You Want Him to Open Up. But Has Anyone Taught You How to Hold It?
A letter from a man learning to feel again.
By Nathaniel Flauger
Has anyone ever taught you how to hold space for a man’s emotions?
I’m not talking about calming him down when he’s angry or overwhelmed.
I mean something deeper.
Has anyone ever shown you how to be a safe place for a man to fall apart?
Because here’s what I’m realizing.
Most men were never taught how to express what they feel.
And most women were never taught how to receive it.
We raise boys to survive, not to feel.
Be strong. Stay steady. Provide. Protect.
Don’t cry. Don’t need too much. Don’t fall apart.

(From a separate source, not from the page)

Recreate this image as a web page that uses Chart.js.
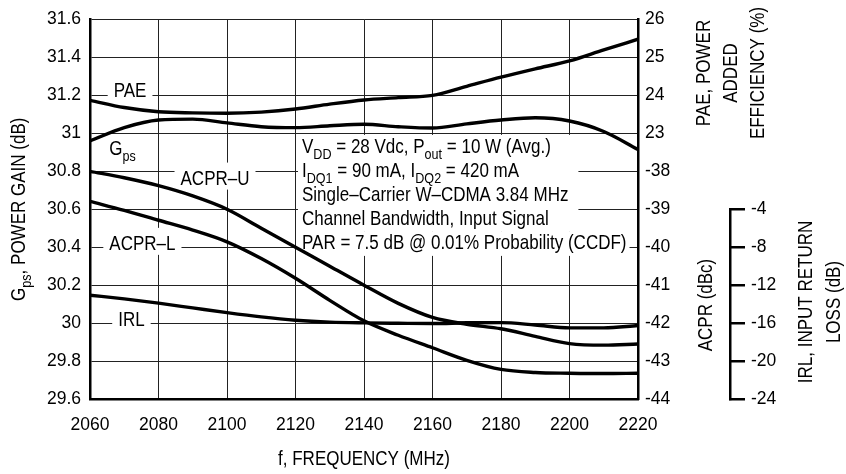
<!DOCTYPE html>
<html>
<head>
<meta charset="utf-8">
<script src="https://cdn.jsdelivr.net/npm/chart.js@4.4.1/dist/chart.umd.min.js"></script>
<style>
    html, body { margin: 0; padding: 0; background: #fff; }
    #wrap { width: 846px; height: 474px; position: relative; }
</style>
</head>
<body>
<div id="wrap"><canvas id="chart"></canvas></div>
<script>
// Frequency points (MHz)
const freqs = [2060, 2070, 2080, 2090, 2100, 2110, 2120, 2130, 2140, 2150, 2160, 2170, 2180, 2190, 2200, 2210, 2220];

// Series
const gps   = [30.96, 31.03, 31.07, 31.075, 31.055, 31.035, 31.03, 31.04, 31.048, 31.035, 31.028, 31.05, 31.07, 31.082, 31.065, 31.01, 30.915];
const pae   = [23.87, 23.68, 23.57, 23.54, 23.53, 23.56, 23.64, 23.77, 23.88, 23.94, 24.0, 24.24, 24.48, 24.7, 24.91, 25.2, 25.48];
const acprU = [-38.0, -38.17, -38.38, -38.65, -39.0, -39.5, -40.0, -40.5, -41.0, -41.48, -41.85, -42.03, -42.15, -42.35, -42.54, -42.58, -42.55];
const acprL = [-38.79, -39.03, -39.29, -39.55, -39.86, -40.3, -40.82, -41.4, -41.94, -42.32, -42.65, -42.98, -43.22, -43.3, -43.32, -43.33, -43.32];
const irl   = [-13.06, -13.45, -13.9, -14.4, -14.9, -15.35, -15.7, -15.9, -15.98, -16.02, -16.05, -15.97, -15.95, -16.2, -16.5, -16.5, -16.25];

// Tick labels shown on the right-hand axes
const paeTicks  = [23, 24, 25, 26];
const acprTicks = [-38, -39, -40, -41, -42, -43, -44];
const irlTicks  = [-4, -8, -12, -16, -20, -24];

const FONT = "'Liberation Sans', Arial, Helvetica, sans-serif";
const TICK_FONT = { family: FONT, size: 17.5 };
const TXT = 17;
const STRETCH = 1.16;   // original lettering is taller than it is wide

const pts = vals => freqs.map((f, i) => ({ x: f, y: vals[i] }));

// Curve labels: text centre (MHz) and baseline (Gps dB units)
const curveLabels = [
    { parts: [['PAE']], f: 2071.7, g: 31.194, bg: true },
    { parts: [['G'], ['ps', true]], f: 2069.5, g: 30.886, bg: false },
    { parts: [['ACPR\u2013U']], f: 2096.5, g: 30.730, bg: true },
    { parts: [['ACPR\u2013L']], f: 2075.3, g: 30.386, bg: true },
    { parts: [['IRL']], f: 2072.1, g: 29.985, bg: true }
];

const boxRows = [
    [['V'], ['DD', true], [' = 28 Vdc, P'], ['out', true], [' = 10 W (Avg.)']],
    [['I'], ['DQ1', true], [' = 90 mA, I'], ['DQ2', true], [' = 420 mA']],
    [['Single\u2013Carrier W\u2013CDMA 3.84 MHz']],
    [['Channel Bandwidth, Input Signal']],
    [['PAR = 7.5 dB @ 0.01% Probability (CCDF)']]
];
const boxAnchor = { f: 2121.9, g: 30.897, lineHeight: 24 };

function richWidth(ctx, parts, size) {
    let w = 0;
    parts.forEach(([t, sub]) => {
        ctx.font = (sub ? size * 0.74 : size) + 'px ' + FONT;
        w += ctx.measureText(t).width;
    });
    return w;
}

function drawRich(ctx, parts, x, y, size) {
    let cx = x;
    parts.forEach(([t, sub]) => {
        ctx.font = (sub ? size * 0.74 : size) + 'px ' + FONT;
        ctx.save();
        ctx.translate(cx, sub ? y + size * 0.33 : y);
        ctx.scale(1, STRETCH);
        ctx.fillText(t, 0, 0);
        ctx.restore();
        cx += ctx.measureText(t).width;
    });
}

// Rotated (bottom-to-top) text, centred at (cx, cy)
function drawVertical(ctx, parts, cx, cy, size) {
    ctx.save();
    ctx.translate(cx + size * 0.36 * STRETCH, cy);
    ctx.rotate(-Math.PI / 2);
    const w = richWidth(ctx, parts, size);
    drawRich(ctx, parts, -w / 2, 0, size);
    ctx.restore();
}

const notes = {
    id: 'notes',
    beforeDatasetsDraw(chart) {
        const ctx = chart.ctx;
        const xs = chart.scales.x, ys = chart.scales.y;
        ctx.save();
        ctx.fillStyle = '#fff';
        curveLabels.filter(l => l.bg).forEach(l => {
            const w = richWidth(ctx, l.parts, TXT);
            const cx = xs.getPixelForValue(l.f);
            const by = ys.getPixelForValue(l.g);
            ctx.fillRect(cx - w / 2 - 6, by - 22, w + 12, 27);
        });
        const x0 = xs.getPixelForValue(boxAnchor.f);
        const y0 = ys.getPixelForValue(boxAnchor.g);
        const lh = boxAnchor.lineHeight;
        const maxW = Math.max(...boxRows.slice(0, 4).map(r => richWidth(ctx, r, TXT)));
        const parW = richWidth(ctx, boxRows[4], TXT);
        ctx.fillRect(x0 - 4, y0 - 18, maxW + 14, 3 * lh + 25);
        ctx.fillRect(x0 - 4, y0 + 3 * lh + 7, parW + 7, lh);
        ctx.restore();
    },
    afterDatasetsDraw(chart) {
        const ctx = chart.ctx;
        const xs = chart.scales.x, ys = chart.scales.y;
        ctx.save();
        ctx.fillStyle = '#000';
        ctx.textBaseline = 'alphabetic';
        ctx.textAlign = 'left';
        curveLabels.forEach(l => {
            const w = richWidth(ctx, l.parts, TXT);
            drawRich(ctx, l.parts, xs.getPixelForValue(l.f) - w / 2, ys.getPixelForValue(l.g), TXT);
        });
        const x0 = xs.getPixelForValue(boxAnchor.f);
        const y0 = ys.getPixelForValue(boxAnchor.g);
        boxRows.forEach((r, i) => drawRich(ctx, r, x0, y0 + i * boxAnchor.lineHeight, TXT));
        ctx.restore();
    },
    afterDraw(chart) {
        const ctx = chart.ctx;
        const a = chart.chartArea;
        const irlScale = chart.scales.yIrl;
        ctx.save();
        ctx.fillStyle = '#000';
        ctx.textBaseline = 'alphabetic';
        ctx.textAlign = 'left';

        // IRL axis spine, only over its labelled range
        ctx.strokeStyle = '#000';
        ctx.lineWidth = 2.5;
        ctx.beginPath();
        ctx.moveTo(irlScale.left + 1.25, irlScale.getPixelForValue(irlTicks[0]) - 1.25);
        ctx.lineTo(irlScale.left + 1.25, irlScale.getPixelForValue(irlTicks[irlTicks.length - 1]) + 1.25);
        ctx.stroke();

        // axis titles
        drawVertical(ctx, [['G'], ['ps', true], [', POWER GAIN (dB)']], 18, (a.top + a.bottom) / 2, TXT);
        const bt = [['f, FREQUENCY (MHz)']];
        const bw = richWidth(ctx, bt, TXT);
        drawRich(ctx, bt, (a.left + a.right) / 2 - bw / 2, 465, TXT);

        drawVertical(ctx, [['PAE, POWER']], 703, 73, TXT);
        drawVertical(ctx, [['ADDED']], 730, 73, TXT);
        drawVertical(ctx, [['EFFICIENCY (%)']], 757, 73, TXT);
        drawVertical(ctx, [['ACPR (dBc)']], 705, 305, TXT);
        drawVertical(ctx, [['IRL, INPUT RETURN']], 805, 302, TXT);
        drawVertical(ctx, [['LOSS (dB)']], 833, 302, TXT);
        ctx.restore();
    }
};

new Chart(document.getElementById('chart'), {
    type: 'line',
    data: {
        datasets: [
            { label: 'Gps', data: pts(gps), yAxisID: 'y' },
            { label: 'PAE', data: pts(pae), yAxisID: 'yPae' },
            { label: 'ACPR-U', data: pts(acprU), yAxisID: 'yAcpr' },
            { label: 'ACPR-L', data: pts(acprL), yAxisID: 'yAcpr' },
            { label: 'IRL', data: pts(irl), yAxisID: 'yIrl' }
        ]
    },
    options: {
        responsive: true,
        maintainAspectRatio: false,
        animation: false,
        layout: { padding: { top: 15, left: 0, right: 0, bottom: 0 } },
        elements: {
            line: { borderColor: '#000', borderWidth: 3.4, cubicInterpolationMode: 'monotone', fill: false },
            point: { radius: 0 }
        },
        plugins: {
            legend: { display: false },
            tooltip: { enabled: false }
        },
        scales: {
            x: {
                type: 'linear',
                min: 2060,
                max: 2220,
                ticks: { stepSize: 20, color: '#000', font: TICK_FONT, padding: 16, callback: v => String(v) },
                grid: { color: '#222', lineWidth: 1, drawTicks: false },
                border: { color: '#000', width: 2.5 },
                afterFit: s => { s.height = 75; }
            },
            y: {
                position: 'left',
                min: 29.6,
                max: 31.6,
                ticks: { stepSize: 0.2, color: '#000', font: TICK_FONT, padding: 9, callback: v => String(Number(v.toFixed(1))) },
                grid: { color: '#222', lineWidth: 1, drawTicks: false },
                border: { color: '#000', width: 2.5 },
                afterFit: s => { s.width = 90; }
            },
            yAcpr: {
                position: 'right',
                weight: 0,
                min: -44,
                max: -34,
                ticks: {
                    stepSize: 1, color: '#000', font: TICK_FONT, padding: 7,
                    callback: v => acprTicks.includes(v) ? String(v) : (paeTicks.includes(v + 60) ? String(v + 60) : null)
                },
                grid: { drawOnChartArea: false, drawTicks: false },
                border: { color: '#000', width: 2.5 },
                afterFit: s => { s.width = 91; }
            },
            yPae: {
                display: false,
                position: 'right',
                min: 16,
                max: 26
            },
            yIrl: {
                position: 'right',
                weight: 1,
                min: -24,
                max: 16,
                ticks: {
                    stepSize: 4, color: '#000', font: TICK_FONT, padding: 6,
                    callback: v => irlTicks.includes(v) ? String(v) : null
                },
                grid: {
                    drawOnChartArea: false,
                    drawTicks: true,
                    tickLength: 16,
                    lineWidth: 2.5,
                    color: c => (c.tick && irlTicks.includes(c.tick.value)) ? '#000' : 'rgba(0,0,0,0)'
                },
                border: { display: false },
                afterFit: s => { s.width = 117; }
            }
        }
    },
    plugins: [notes]
});
</script>
</body>
</html>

At the same time, we raise girls to expect a man to take care of things.
You keep him happy, keep him fed, maybe make jokes about the “honey-do” list.

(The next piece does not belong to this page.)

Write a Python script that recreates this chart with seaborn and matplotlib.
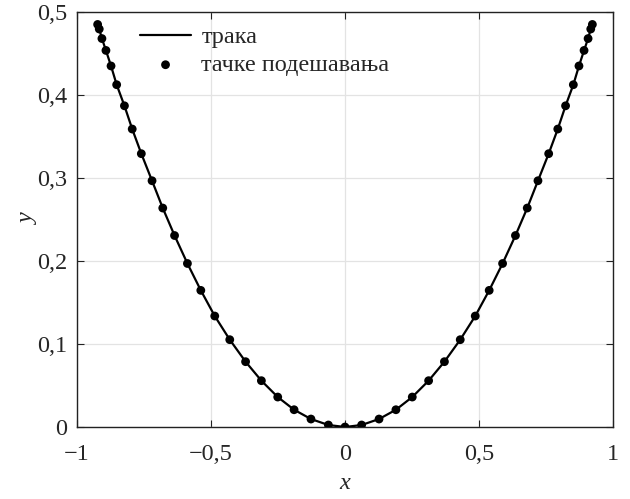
import numpy as np
import pandas as pd
import matplotlib
matplotlib.use("Agg")
import matplotlib.pyplot as plt
import seaborn as sns
from matplotlib.ticker import FixedLocator, FuncFormatter

# data (left half mirrored to the right)
x_half = [0.923, 0.917, 0.907, 0.892, 0.873, 0.852, 0.823, 0.794, 0.760, 0.720,
          0.680, 0.636, 0.588, 0.538, 0.486, 0.430, 0.371, 0.312, 0.251, 0.190,
          0.127, 0.062]
y_half = [0.485, 0.4795, 0.468, 0.4537, 0.435, 0.4124, 0.387, 0.359, 0.3293, 0.2967,
          0.2638, 0.2307, 0.197, 0.1646, 0.1337, 0.1052, 0.0787, 0.0558, 0.0361, 0.0208,
          0.0096, 0.0024]
x_center = [0.0]
y_center = [0.0]

x_vals = [-v for v in x_half] + x_center + x_half[::-1]
y_vals = y_half + y_center + y_half[::-1]

x_ticks = [-1, -0.5, 0, 0.5, 1]
y_ticks = [0, 0.1, 0.2, 0.3, 0.4, 0.5]
line_label = "трака"
points_label = "тачке подешавања"

df = pd.DataFrame({"x": x_vals, "y": y_vals})

sns.set_style("ticks")
plt.rcParams["font.family"] = ["Liberation Serif", "DejaVu Serif"]

fig = plt.figure(figsize=(6.3, 4.99), dpi=100)
ax = fig.add_axes([77 / 630, 1 - 427 / 499, 536 / 630, 415 / 499])

sns.lineplot(data=df, x="x", y="y", color="black", lw=1.6, sort=False,
             ax=ax, label=line_label, zorder=3)
sns.scatterplot(data=df, x="x", y="y", color="black", s=40, edgecolor="none",
                ax=ax, label=points_label, zorder=4)

ax.set_xlim(-1, 1)
ax.set_ylim(0, 0.5)


def fmt(v, pos=None):
    if abs(v - round(v)) < 1e-9:
        s = str(int(round(v)))
    else:
        s = ("%g" % v)
    s = s.replace(".", ",").replace("-", "\u2212")
    return s


ax.xaxis.set_major_locator(FixedLocator(x_ticks))
ax.yaxis.set_major_locator(FixedLocator(y_ticks))
ax.xaxis.set_major_formatter(FuncFormatter(fmt))
ax.yaxis.set_major_formatter(FuncFormatter(fmt))

ax.tick_params(direction="in", length=5, width=0.8, labelsize=17.5,
               top=True, right=True, color="#222222")
ax.tick_params(axis="x", pad=12)
ax.tick_params(axis="y", pad=7)
ax.grid(True, color="#e3e3e3", lw=0.9)
ax.set_axisbelow(True)
for sp in ax.spines.values():
    sp.set_linewidth(1.0)
    sp.set_color("#222222")
    sp.set_visible(True)

ax.set_xlabel("x", fontsize=17.5, fontstyle="italic")
ax.xaxis.set_label_coords(0.5, -(473 - 427) / 415)
ax.set_ylabel("y", fontsize=17.5, fontstyle="italic")
ax.yaxis.set_label_coords(-(77 - 39) / 536, 0.5)

leg = ax.legend(loc="upper left", bbox_to_anchor=((140 - 77) / 536, (427 - 26) / 415),
                frameon=False, fontsize=17.5, borderpad=0, borderaxespad=0,
                handlelength=2.1, handletextpad=0.42, labelspacing=0.25)

fig.savefig("out.png", dpi=100)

But where in that are women taught what it really looks like when a man opens up?
Where are the conversations about how deeply emotional men actually are underneath the silence?
Who teaches you how to hold that?
Recently, I was trying to share something personal with someone I care about.

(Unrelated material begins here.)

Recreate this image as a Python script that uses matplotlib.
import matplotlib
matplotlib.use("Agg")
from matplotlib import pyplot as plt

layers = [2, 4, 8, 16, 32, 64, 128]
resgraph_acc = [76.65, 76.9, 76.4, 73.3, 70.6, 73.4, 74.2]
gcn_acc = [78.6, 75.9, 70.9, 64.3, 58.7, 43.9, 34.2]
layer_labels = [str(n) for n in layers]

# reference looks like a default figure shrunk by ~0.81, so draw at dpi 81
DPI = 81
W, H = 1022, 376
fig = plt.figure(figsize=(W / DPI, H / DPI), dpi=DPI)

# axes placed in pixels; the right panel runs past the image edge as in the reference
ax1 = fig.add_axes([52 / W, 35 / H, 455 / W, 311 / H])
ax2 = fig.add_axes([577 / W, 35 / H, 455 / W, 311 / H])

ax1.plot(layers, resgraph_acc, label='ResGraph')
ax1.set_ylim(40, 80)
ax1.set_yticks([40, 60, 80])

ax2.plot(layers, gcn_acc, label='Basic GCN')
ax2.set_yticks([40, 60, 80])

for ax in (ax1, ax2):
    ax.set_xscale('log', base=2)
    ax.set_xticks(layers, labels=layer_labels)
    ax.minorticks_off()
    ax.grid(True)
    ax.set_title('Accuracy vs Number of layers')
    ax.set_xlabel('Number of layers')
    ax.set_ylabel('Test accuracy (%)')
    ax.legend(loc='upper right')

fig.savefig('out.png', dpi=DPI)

I saw a pattern between us, and I tried to name it.
But I got overwhelmed. I felt too much. My words came out harsh.
She paused and said, “Before I get angry, I’m going to go get my Subway.”
And she left.
In that moment, I wasn’t trying to control her. I wasn’t trying to win anything.
I just wanted to be heard. I just wanted to feel safe enough to speak.
I knew right away that I had come in too hot.
But the emotion underneath wasn’t rage. It was grief.
It was pain. It was the part of me that never learned how to speak softly through fear.
That moment broke something open in me.
Because I know I’m not the only one.
You want men to open up.
But do you really know what it looks like when we do?
Because when we finally try, it might not come out clean.
It might be clumsy. It might be loud.
It might be years of silence suddenly rising up all at once.
Not because we don’t care, but because no one ever showed us how to do it differently.
We don’t need to be fixed.
We don’t need someone to carry our pain for us.
But we do need to be seen. We need someone to recognize that emotional safety is not automatic.
It has to be built. It has to be earned.
And sometimes, the first time we try to let it out, we’re punished for not getting it right.
We’re not just here to fix things.
We’re not just a body, or a bank account, or a protector.
We’re human. With layers most people never see.
And we are taught to keep it that way.
So I’m asking you gently.
Have you ever been taught how to hold a man’s heart when he finally puts it in your hands?
Have you ever been shown how to sit with him in his silence, in his sadness, without fixing, without judging, without shutting down?
If you haven’t, I don’t blame you.
But maybe now you will begin to see the men in your life a little differently.
Maybe the next time one of us finally speaks, you won’t walk away.
You’ll stay. You’ll listen. And you’ll let us be human, too.
Because we’ve been carrying the weight for a long time.
We don’t want you to carry it for us.
We just want to know that we’re not alone anymore.